What the task asks: Without the pictures, output the lines of the material from the very first through the one that holds "const startCycle = 2;".

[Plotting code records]
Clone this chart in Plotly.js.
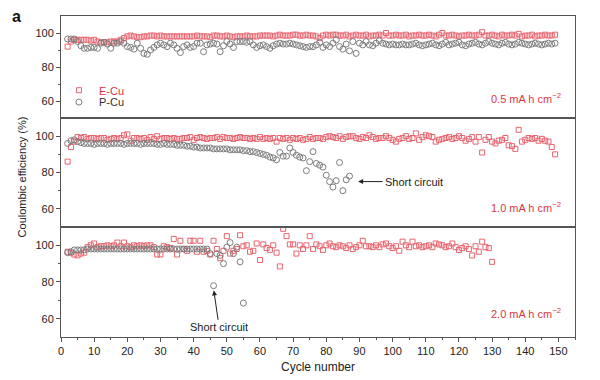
<!DOCTYPE html>
<html>
<head>
<meta charset="utf-8">
<script src="https://cdn.plot.ly/plotly-3.0.1.min.js"></script>
<style>html,body{margin:0;padding:0;background:#fff;}#chart{width:600px;height:380px;}</style>
</head>
<body>
<div id="chart"></div>
<script>
// Cycle numbers start
const startCycle = 2;

// Top panel (0.5 mA h cm-2), cycles 2..149
const topECu = [
 92, 95, 96, 96, 96, 96, 96, 95.5, 96, 95,
 94.5, 94.5, 94.5, 95, 95, 95, 96, 97, 98, 98.5,
 98, 97.5, 97.5, 98, 98, 98.5, 98.5, 98, 98.5, 98,
 98, 98, 98, 98, 98, 98, 98, 98, 98, 98.5,
 98, 98, 98, 97.5, 98.5, 98.5, 98, 98, 98.5, 98,
 97.5, 98, 98, 98, 98.5, 98, 98, 98, 98.5, 98.5,
 98.5, 98.5, 98, 98.5, 99, 98.5, 98.5, 98.5, 99, 99,
 98.5, 98.5, 99, 98.5, 98.5, 98, 97, 98.5, 99, 98.5,
 99, 99, 98.5, 98.5, 99, 98, 98.5, 99, 98.5, 98.5,
 99, 98, 98.5, 98.5, 99, 98.5, 100, 98.5, 98.5, 99,
 98.5, 98.5, 99, 98, 98.5, 98.5, 99, 98.5, 98.5, 99,
 98.5, 98, 99, 100, 98.5, 98.5, 99, 98.5, 98, 98.5,
 98.5, 99, 98.5, 98.5, 99, 100.5, 98.5, 98.5, 99, 98.5,
 98, 99, 98.5, 98.5, 99, 98.5, 99.5, 98, 98.5, 98.5,
 99, 98, 98.5, 98.5, 99, 98.5, 98.5, 99
];
const topPCu = [
 96.5, 96.5, 96.5, 95, 92.5, 91, 91, 91.5, 91.5, 91,
 94, 94.5, 93.5, 91, 94, 94, 95, 94, 92, 91.5,
 90.5, 94, 91, 88, 87.5, 90, 91.5, 93, 94, 93,
 92, 94, 93, 91, 88.5, 92, 93, 91.5, 92, 94,
 94, 89, 93, 93.5, 94, 93.5, 89, 92.5, 95, 93.5,
 91.5, 95, 95, 95, 94.5, 95, 93, 91.5, 92.5, 93,
 92, 91, 92.5, 93.5, 94, 93.5, 93.5, 94, 93.5, 93,
 92.5, 92, 91.5, 92, 92, 93, 94.5, 91.5, 93, 92,
 94, 96, 92, 90.5, 93.5, 89.5, 95, 88, 94, 93,
 95, 93, 92.5, 94, 95.5, 94, 93.5, 93, 93.5, 93,
 93, 93.5, 93, 93, 93.5, 94, 93, 92.5, 93, 93.5,
 94, 93, 92.5, 93.5, 94.5, 93, 93.5, 94, 94.5, 93,
 92.5, 93.5, 94, 94.5, 93.5, 93, 94, 95, 94, 93.5,
 93, 94, 94.5, 93.5, 93, 93.5, 94.5, 94, 93.5, 93,
 93.5, 94, 93.5, 93, 93.5, 94, 93.5, 94
];

// Middle panel (1.0 mA h cm-2)
const midECu = [
 86, 94, 97, 99.5, 99, 99.5, 98.5, 99, 99, 98.5,
 99, 99, 98, 98.5, 99, 98.5, 99, 100.5, 101, 97.5,
 99, 99, 98.5, 99, 98, 99.5, 98.5, 100, 98.5, 99,
 99, 98.5, 99, 98.5, 98.5, 99, 99, 99.5, 98, 99,
 99.5, 99, 98.5, 99, 99, 99.5, 98.5, 99.5, 99, 99,
 98.5, 99, 99.5, 99, 99, 98.5, 99, 98.5, 99.5, 98.5,
 99, 98.5, 99, 97, 99, 98.5, 99, 98, 99, 98.5,
 99, 98, 98.5, 99.5, 98.5, 99, 99, 98.5, 99.5, 100,
 99.5, 99, 100, 98.5, 99.5, 100, 100, 99, 98.5, 99.5,
 99, 100.5, 99.5, 98.5, 99, 99, 100, 99, 98, 97,
 98.5, 99, 100, 98.5, 99, 101.5, 98, 99.5, 100.5, 100,
 99.5, 97, 98, 98.5, 99, 99.5, 98.5, 99, 100, 99,
 97.5, 98.5, 99.5, 97, 99.5, 91, 98, 99.5, 97, 96,
 97.5, 98, 99, 95, 94.5, 93, 103.5, 97, 98, 99,
 98.5, 99, 97.5, 98.5, 97.5, 97, 94, 90
];
const midPCu = [
 96, 97.5, 98, 97, 96.5, 96, 96, 96, 95.5, 96,
 96, 96, 95.5, 96, 96, 96, 96, 95.5, 96, 96,
 96, 96, 95.5, 96, 96, 96, 96, 95.5, 95.5, 96,
 95.5, 95.5, 95.5, 95, 95, 95, 94.5, 94.5, 94, 94,
 93.5, 93.5, 93.5, 93.5, 93, 93, 93, 93, 93, 92.5,
 92.5, 92.5, 92.5, 92, 92, 91.5, 91.5, 91, 90.5, 90,
 89.5, 88.5, 88, 87, 91, 89, 89, 93.5, 91, 89.5,
 88.5, 88, 81, 86, 91.5, 85, 84, 83, 78.5, 75,
 72, 75.5, 85.5, 70, 76, 78
];

// Bottom panel (2.0 mA h cm-2)
const botECu = [
 96.5, 96, 95, 94.5, 95.5, 96, 99, 100, 101, 99,
 99.5, 99.5, 100, 99.5, 100, 101.5, 99.5, 101.5, 99.5, 99,
 100, 99.5, 100, 99.5, 100, 100, 99, 95, 95, 99.5,
 99, 98.5, 103.5, 95, 102.5, 98, 97, 102.5, 102.5, 96.5,
 102.5, 96.5, 97, 95, 102.5, 98, 93, 97, 105, 95.5,
 97, 98, 105.5, 99.5, 100, 96.5, 97, 101, 92, 100.5,
 98.5, 97.5, 100, 96, 88.5, 109, 105, 100.5, 100.5, 95.5,
 100, 98, 100, 105, 98, 100.5, 99.5, 97.5, 100, 101,
 99.5, 99, 100, 99.5, 98.5, 100, 98, 99, 100, 102.5,
 99.5, 99.5, 99, 100, 99, 100.5, 101, 99.5, 98.5, 99.5,
 97, 102, 100, 99, 102, 99.5, 100, 99, 99.5, 100,
 99, 101, 100.5, 100, 99, 99.5, 101, 99, 97.5, 98.5,
 99.5, 98, 94.5, 99.5, 96.5, 102, 99, 98.5, 91
];
const botPCu = [
 96, 96.5, 97.5, 97.5, 97.5, 97.5, 98, 98, 98, 98,
 98, 98, 98, 98, 98, 98, 98, 98, 98, 98,
 98, 98, 98, 98, 98, 98, 98, 98, 98, 98,
 98, 98, 98, 98, 98, 98, 98, 98, 98, 98,
 98, 98, 98, 95.5, 78, 95.5, 94.5, 90, 99, 101.5,
 95.5, 99, 91, 68.5
];

const seriesNames = ['E-Cu', 'P-Cu'];
const panelLabels = ['0.5 mA h cm<sup>\u22122</sup>', '1.0 mA h cm<sup>\u22122</sup>', '2.0 mA h cm<sup>\u22122</sup>'];
const xTicks = [0, 10, 20, 30, 40, 50, 60, 70, 80, 90, 100, 110, 120, 130, 140, 150];
const yTicks = [60, 80, 100];

const cyc = arr => arr.map((_, i) => i + startCycle);

const RED = '#e8646e';
const RED_TXT = '#dc3545';
const GRAY = '#7c7c7c';
const FONT = 'Liberation Sans, Arial, Helvetica, sans-serif';

function xFor(ya) { return ya === 'y' ? 'x3' : (ya === 'y2' ? 'x2' : 'x'); }
function ecu(vals, ya, show) {
  return {x: cyc(vals), y: vals, xaxis: xFor(ya), yaxis: ya,
    type: 'scatter', mode: 'markers', name: '<span style="color:' + RED_TXT + '">' + seriesNames[0] + '</span>',
    legend: 'legend', legendgroup: 'e', showlegend: show,
    marker: {symbol: 'square-open', size: 5, color: RED, line: {width: 1, color: RED}}};
}
function pcu(vals, ya, show) {
  return {x: cyc(vals), y: vals, xaxis: xFor(ya), yaxis: ya,
    type: 'scatter', mode: 'markers', name: '<span style="color:#333">' + seriesNames[1] + '</span>',
    legend: 'legend2', legendgroup: 'p', showlegend: show,
    marker: {symbol: 'circle-open', size: 6, color: GRAY, line: {width: 1, color: GRAY}}};
}

const data = [
  ecu(topECu, 'y', true), pcu(topPCu, 'y', true),
  ecu(midECu, 'y2', false), pcu(midPCu, 'y2', false),
  ecu(botECu, 'y3', false), pcu(botPCu, 'y3', false)
];

const axisLine = '#555';
const yBase = {range: [50, 110], tickvals: yTicks, ticks: 'outside', ticklen: 4, tickcolor: axisLine,
  showline: true, linecolor: axisLine, linewidth: 1, mirror: true, showgrid: false, zeroline: false,
  tickfont: {family: FONT, size: 11, color: '#222'},
  minor: {tickvals: [70, 90], ticks: 'outside', ticklen: 2, tickcolor: axisLine}};
const xHidden = {range: [0, 155], matches: 'x', showline: true, linecolor: axisLine, linewidth: 1, mirror: true,
  showticklabels: false, ticks: '', showgrid: false, zeroline: false};
const legBase = {xanchor: 'left', yanchor: 'top', bgcolor: 'rgba(0,0,0,0)', font: {family: FONT, size: 11}};

const layout = {
  width: 600, height: 380,
  margin: {l: 61, r: 25, t: 16, b: 43},
  paper_bgcolor: '#fff', plot_bgcolor: '#fff',
  font: {family: FONT, size: 11, color: '#222'},
  showlegend: true,
  legend: Object.assign({x: -0.004, y: 0.814}, legBase),
  legend2: Object.assign({x: -0.004, y: 0.777}, legBase),
  xaxis: {range: [0, 155], anchor: 'y3', tickvals: xTicks, ticks: 'outside', ticklen: 4, tickcolor: axisLine,
    showline: true, linecolor: axisLine, linewidth: 1, mirror: true, showgrid: false, zeroline: false,
    tickfont: {family: FONT, size: 11, color: '#222'},
    minor: {dtick: 5, ticks: 'outside', ticklen: 2, tickcolor: axisLine},
    title: {text: 'Cycle number', font: {family: FONT, size: 12, color: '#222'}, standoff: 6}},
  xaxis2: Object.assign({anchor: 'y2'}, xHidden),
  xaxis3: Object.assign({anchor: 'y'}, xHidden),
  yaxis: Object.assign({domain: [0.6822, 1], anchor: 'x3'}, yBase),
  yaxis2: Object.assign({domain: [0.3427, 0.6822], anchor: 'x2'}, yBase),
  yaxis3: Object.assign({domain: [0, 0.3427], anchor: 'x'}, yBase),
  annotations: [
    {xref: 'x3', yref: 'y', x: 151.5, y: 61.5, xanchor: 'right', yanchor: 'middle', showarrow: false,
      text: panelLabels[0], font: {family: FONT, size: 11, color: RED_TXT}},
    {xref: 'x2', yref: 'y2', x: 151.5, y: 61, xanchor: 'right', yanchor: 'middle', showarrow: false,
      text: panelLabels[1], font: {family: FONT, size: 11, color: RED_TXT}},
    {xref: 'x', yref: 'y3', x: 151.5, y: 63, xanchor: 'right', yanchor: 'middle', showarrow: false,
      text: panelLabels[2], font: {family: FONT, size: 11, color: RED_TXT}},
    {xref: 'x2', yref: 'y2', x: 89, y: 75, axref: 'x2', ayref: 'y2', ax: 97, ay: 75,
      xanchor: 'left', yanchor: 'middle', text: 'Short circuit', showarrow: true,
      arrowhead: 2, arrowsize: 1, arrowwidth: 1, arrowcolor: '#222', standoff: 2,
      font: {family: FONT, size: 11, color: '#222'}},
    {xref: 'x', yref: 'y3', x: 46, y: 76.5, axref: 'x', ayref: 'y3', ax: 47.7, ay: 55.3,
      xanchor: 'center', yanchor: 'middle', text: 'Short circuit', showarrow: true,
      arrowhead: 2, arrowsize: 1, arrowwidth: 1, arrowcolor: '#222', standoff: 2,
      font: {family: FONT, size: 11, color: '#222'}},
    {xref: 'paper', yref: 'paper', x: -0.076, y: 0.5, xanchor: 'center', yanchor: 'middle', showarrow: false,
      textangle: -90, text: 'Coulombic efficiency (%)', font: {family: FONT, size: 11, color: '#222'}},
    {xref: 'paper', yref: 'paper', x: -0.1, y: 1.0, xanchor: 'left', yanchor: 'middle', showarrow: false,
      text: '<b>a</b>', font: {family: FONT, size: 16, color: '#111'}}
  ]
};

Plotly.newPlot('chart', data, layout, {displayModeBar: false, staticPlot: true});
</script>
</body>
</html>
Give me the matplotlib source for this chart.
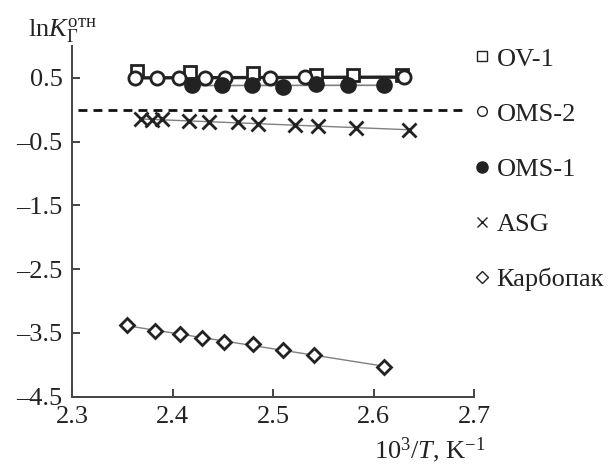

Expected answer:
Clone this chart in Plotly.js.
<!DOCTYPE html>
<html>
<head>
<meta charset="utf-8">
<script src="https://cdn.plot.ly/plotly-3.0.1.min.js"></script>
<style>html,body{margin:0;padding:0;background:#fff;}#chart{width:600px;height:380px;}</style>
</head>
<body>
<div id="chart"></div>
<script>
// Cycle numbers start
const startCycle = 2;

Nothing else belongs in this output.